Sotheby’s HK to present two thematic sessions on 20th Chinese art on Oct 3



Sotheby’s Hong Kong 20th Century Chinese Art Autumn Sale 2011, to be held on Oct 3, will present two special sessions - Female Artists of 20th Century China and The Art of Paper. Important works by Zao Wou-ki, Wu Guanzhong, Chu Teh-Chun and Wang Yidong will also be on offer


Female Artists of 20th Century China
Two mainstream movements dominated the early development of 20th Century Chinese art. The first was the Modernist School, spearheaded by Lin Fengmian who advocated integration of Western and Eastern influences. Another was the Realism School in which Xu Beihong was the leading figure. By comparison, a number of female artists active during this period transcended these differences. When faced with a choice between Oriental tradition and Western modern art, they maintained an open attitude and willingly imbibed both. Although famous female artists such as Fan Tchunpi, Cai Weilian and Pan Yuliang were steeped in a strong foundation of Realism techniques, their artistic horizons were broadened by a continuous input of new ideas and elements into their art.

Three Pan Yuliang masterpieces will be offered this season. Moonlight Sonata was painted during Pan’s second trip to Paris. Here, a lady in traditional Chinese costume is seen playing the pipa, a plucked string instrument, held in her embrace under full moonlight. Epitomising classical
Oriental beauty, the maiden’s demure elegance is expressed through her hands, facial features and feminine curves, all rendered delicately through the artist’s brush. In contrast to her demeanor is her carefree pose and flamboyant red clothing, which seem to suggest she has a mind of her own. The painting calls to mind the artist’s early romantic encounter with her other half Pan Zanhua, whom
she eventually married. Moonlight Sonata is undoubtedly a self-portrait by the artist.


The Art of Paper

Besides the works of distinguished female artists, the auction also showcases The Art of Paper. Offered under this session are the paintings of celebrity artists from Hong Kong, Taiwan and China, including Xu Beihong, Wu Zuoren, Sanyu, Pan Yuliang, Zao Wou-ki, Chu Teh-Chun, Chao Chung-Hsiang, Guo Bochuan, Hung Jui-Lin, Max Liu, Xiao Rusong, Walasse Ting, Luis Chan, Ai Xuan and Wang Yidong.

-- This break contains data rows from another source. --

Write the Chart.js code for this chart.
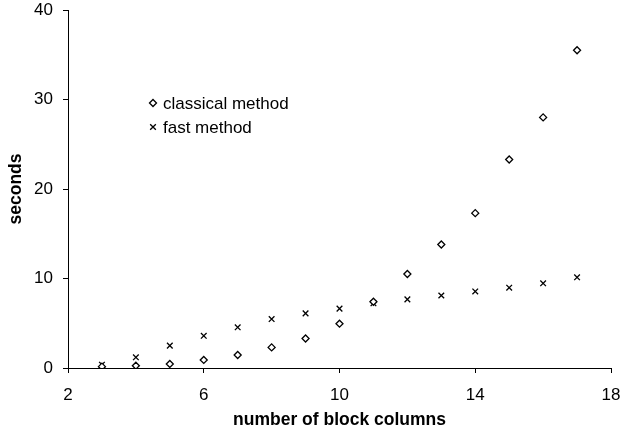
<!DOCTYPE html>
<html>
<head>
<meta charset="utf-8">
<script src="https://cdn.jsdelivr.net/npm/chart.js@4/dist/chart.umd.min.js"></script>
<style>
  html, body { margin: 0; padding: 0; background: #fff; }
  #wrap { width: 620px; height: 432px; }
</style>
</head>
<body>
<div id="wrap"><canvas id="chart" width="620" height="432"></canvas></div>
<script>
// block columns on the x axis
const blockColumns = [3, 4, 5, 6, 7, 8, 9, 10, 11, 12, 13, 14, 15, 16, 17];
// seconds
const classicalSeconds = [0.15, 0.26, 0.45, 0.9, 1.45, 2.3, 3.3, 4.95, 7.4, 10.5, 13.8, 17.3, 23.3, 28.0, 35.5];
const fastSeconds = [0.37, 1.2, 2.5, 3.6, 4.55, 5.47, 6.1, 6.63, 7.23, 7.67, 8.1, 8.55, 8.97, 9.46, 10.13];
const seriesLabels = ['classical method', 'fast method'];
const xTicks = [2, 6, 10, 14, 18];
const yTicks = [0, 10, 20, 30, 40];

const fontFamily = '"Liberation Sans", Arial, sans-serif';

function toPoints(xs, ys) {
  return xs.map((x, i) => ({ x: x, y: ys[i] }));
}

// legend sits inside the plot, like the original
const innerLegend = {
  id: 'innerLegend',
  afterDraw(chart) {
    const ctx = chart.ctx;
    const items = [
      { style: 'rectRot', radius: 3.5, y: 103 },
      { style: 'crossRot', radius: 4, y: 127 },
    ];
    ctx.save();
    ctx.font = '17px ' + fontFamily;
    ctx.textBaseline = 'middle';
    items.forEach((it, i) => {
      ctx.strokeStyle = '#000';
      ctx.fillStyle = '#fff';
      ctx.lineWidth = 1.3;
      Chart.helpers.drawPoint(ctx, { pointStyle: it.style, radius: it.radius, borderWidth: 1.3 }, 153, it.y);
      ctx.fillStyle = '#000';
      ctx.fillText(seriesLabels[i], 163, it.y + 1);
    });
    ctx.restore();
  }
};

new Chart(document.getElementById('chart'), {
  type: 'scatter',
  data: {
    datasets: [
      {
        label: seriesLabels[0],
        data: toPoints(blockColumns, classicalSeconds),
        pointStyle: 'rectRot',
        pointRadius: 3.5,
        borderColor: '#000',
        backgroundColor: '#fff',
        borderWidth: 1.3,
      },
      {
        label: seriesLabels[1],
        data: toPoints(blockColumns, fastSeconds),
        pointStyle: 'crossRot',
        pointRadius: 4,
        borderColor: '#000',
        backgroundColor: '#000',
        borderWidth: 1.3,
      },
    ],
  },
  options: {
    responsive: false,
    animation: false,
    layout: { padding: { top: 10, right: 9, left: 6, bottom: 0 } },
    plugins: {
      legend: { display: false },
      tooltip: { enabled: false },
    },
    scales: {
      x: {
        type: 'linear',
        min: 2,
        max: 18,
        afterBuildTicks(scale) { scale.ticks = xTicks.map(v => ({ value: v })); },
        afterFit(scale) {
          scale.height = 64;
          scale.paddingLeft = 0;
          scale.paddingRight = 0;
        },
        border: { color: '#000', width: 1 },
        grid: { drawOnChartArea: false, drawTicks: true, tickLength: 5, color: '#000' },
        ticks: { color: '#000', padding: 12, font: { family: fontFamily, size: 17 } },
        title: {
          display: true,
          text: 'number of block columns',
          color: '#000',
          font: { family: fontFamily, size: 17.5, weight: 'bold' },
          padding: { top: 4, bottom: 1.5 },
        },
      },
      y: {
        min: 0,
        max: 40,
        afterBuildTicks(scale) { scale.ticks = yTicks.map(v => ({ value: v })); },
        afterFit(scale) {
          scale.width = 62;
          scale.paddingTop = 0;
          scale.paddingBottom = 0;
        },
        border: { color: '#000', width: 1 },
        grid: { drawOnChartArea: false, drawTicks: true, tickLength: 5, color: '#000' },
        ticks: { color: '#000', padding: 10, font: { family: fontFamily, size: 17 } },
        title: {
          display: true,
          text: 'seconds',
          color: '#000',
          font: { family: fontFamily, size: 17.5, weight: 'bold' },
          padding: { top: 0, bottom: 0 },
        },
      },
    },
  },
  plugins: [innerLegend],
});
</script>
</body>
</html>
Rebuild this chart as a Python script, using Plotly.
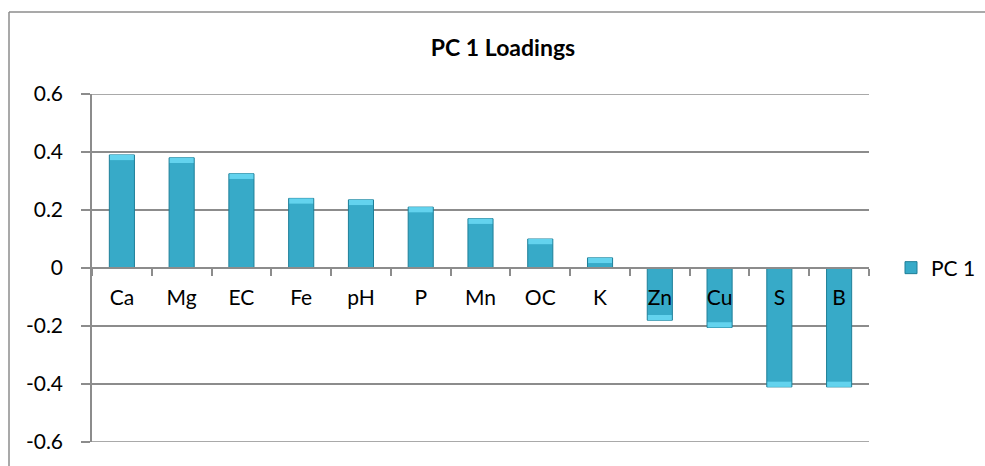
import plotly.graph_objects as go

categories = ["Ca", "Mg", "EC", "Fe", "pH", "P", "Mn", "OC", "K", "Zn", "Cu", "S", "B"]
pc1_values = [0.39, 0.38, 0.325, 0.24, 0.235, 0.21, 0.17, 0.10, 0.035, -0.18, -0.205, -0.41, -0.41]
y_ticks = [-0.6, -0.4, -0.2, 0, 0.2, 0.4, 0.6]
y_tick_labels = ["-0.6", "-0.4", "-0.2", "0", "0.2", "0.4", "0.6"]

FONT = "Lato, 'Open Sans', sans-serif"
GRAY = "#8c8c8c"

W, H = 985, 466
L, R, T, B = 92, 116, 94, 24
pw, ph = W - L - R, H - T - B

# highlight cap at the outer end of each bar (derived from the values)
cap = 0.018
cap_base = [v - cap if v >= 0 else v + cap for v in pc1_values]
cap_len = [cap if v >= 0 else -cap for v in pc1_values]

fig = go.Figure()
fig.add_trace(go.Bar(
    x=categories, y=pc1_values, name="PC 1", width=0.42,
    marker=dict(color="#37aac8", line=dict(color="#1f7f98", width=1)),
    showlegend=True,
))
fig.add_trace(go.Bar(
    x=categories, y=cap_len, base=cap_base, width=0.40, showlegend=False,
    hoverinfo="skip",
    marker=dict(color="#63d3ee", line=dict(width=0)),
))

fig.update_layout(
    width=W, height=H, barmode="overlay",
    margin=dict(l=L, r=R, t=T, b=B, autoexpand=False),
    paper_bgcolor="white", plot_bgcolor="white",
    font=dict(family=FONT, size=21, color="black"),
    title=dict(text="<b>PC 1 Loadings</b>", x=503 / W, xref="container",
               y=1 - 48 / H, yref="container", xanchor="center", yanchor="middle",
               font=dict(size=23, family=FONT)),
    showlegend=True,
    legend=dict(x=(891 - L) / pw, y=0.5, xanchor="left", yanchor="middle",
                font=dict(size=21), bgcolor="rgba(0,0,0,0)"),
    xaxis=dict(anchor="free", position=0.5, showline=True, linecolor=GRAY, linewidth=1.5,
               ticks="outside", tickson="boundaries", ticklen=7, tickcolor=GRAY, tickwidth=1.5,
               showgrid=False, ticklabelstandoff=11, range=[-0.5, 12.5]),
    yaxis=dict(range=[-0.6, 0.6], tickvals=y_ticks, ticktext=y_tick_labels,
               showline=True, linecolor=GRAY, linewidth=1.5,
               ticks="outside", ticklen=9, tickcolor=GRAY, tickwidth=1.5,
               showgrid=True, gridcolor=GRAY, gridwidth=1.5, zeroline=False,
               ticklabelstandoff=14),
)

# gridlines at the range ends (plotly omits gridlines on the plot edges)
for yv in (y_ticks[0], y_ticks[-1]):
    fig.add_shape(type="line", xref="paper", yref="y", x0=0, x1=1, y0=yv, y1=yv,
                  line=dict(color=GRAY, width=1.5), layer="below")

# outer chart border: only its left and top edges are inside the picture
bx0 = (9 - L) / pw
by1 = (H - B - 12) / ph
fig.add_shape(type="line", xref="paper", yref="paper", x0=bx0, x1=bx0,
              y0=-B / ph, y1=by1, line=dict(color=GRAY, width=1.5))
fig.add_shape(type="line", xref="paper", yref="paper", x0=bx0, x1=(W - L) / pw,
              y0=by1, y1=by1, line=dict(color=GRAY, width=1.5))

# remove the default page margin so the figure fills the window exactly
fig.write_html(
    "out.html",
    config={"displayModeBar": False},
    post_script="document.body.style.margin='0';"
                "document.documentElement.style.overflow='hidden';"
                "document.body.style.overflow='hidden';",
)
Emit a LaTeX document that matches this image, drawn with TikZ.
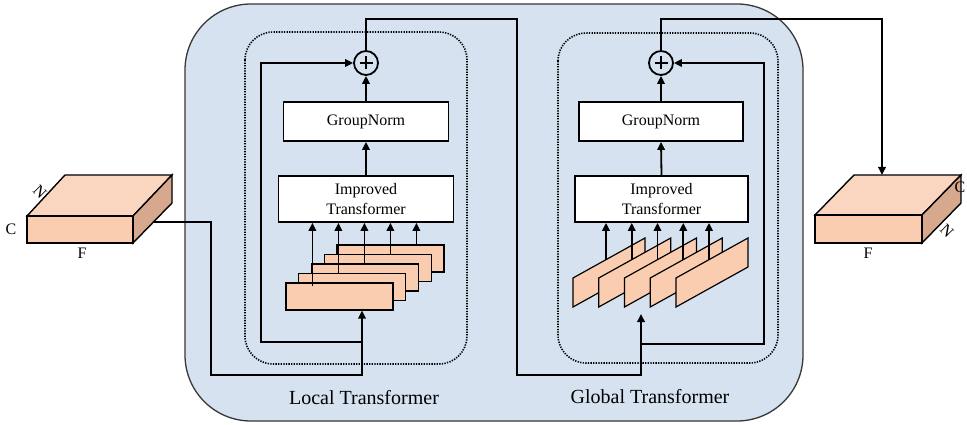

In Praise of Light is a classic work by Chao Chung-Hsiang, completed at the zenith of his career during the 1980s. It also featured on the cover of an art catalogue entitled Chao Chung-hsiang, published by Hong Kong’s Alisan Fine Arts Gallery in 1971. Fusing artistic influences from the East and West, the painting is executed on traditional rice paper. It is, however, marked by a riot of colours from the luminescent acrylic paints administered in broad and bold brushwork.


Zao Wou-ki

Zao Wou-ki’s masterpiece Vaque is highly representative of the “oracle-bones” phase of his career. It was inspired by a bull-fight he watched in Spain. Eschewing realism to embrace an approach of
personalised symbolism, he draws heavily from a mix of Chinese calligraphy, oracle inscriptions and hieroglyphics, to produce dynamic lines and symbols in jet-black and dark blue hues. Dominating the upper half of the painting is a space contained by an indigo arc, which stands for a coliseum in which a female matador on horseback races around waving a cape to tame a raging bull. The dark blue outer fringe represents a cheering crowd of spectators.


Wedding Night- Yang Yidong

 
Pursuing a theatrical style of composition, Yang Yidong used the dramatic contrast of light and darkness to emphasise a newly-wed couple exchanging toasts. The bright candlelight on the table casts a glow on the bride’s face, her head slightly tilted to avoid eye contact with her groom and with a smile expressing a mixture of joy and shyness. Visually, the arcs of their raised arms run parallel to the red drapery above them. A cloth bouquet, through which the drapery is tied together, is also aligned with the palms of the couple, suggesting a life of togetherness for them ahead.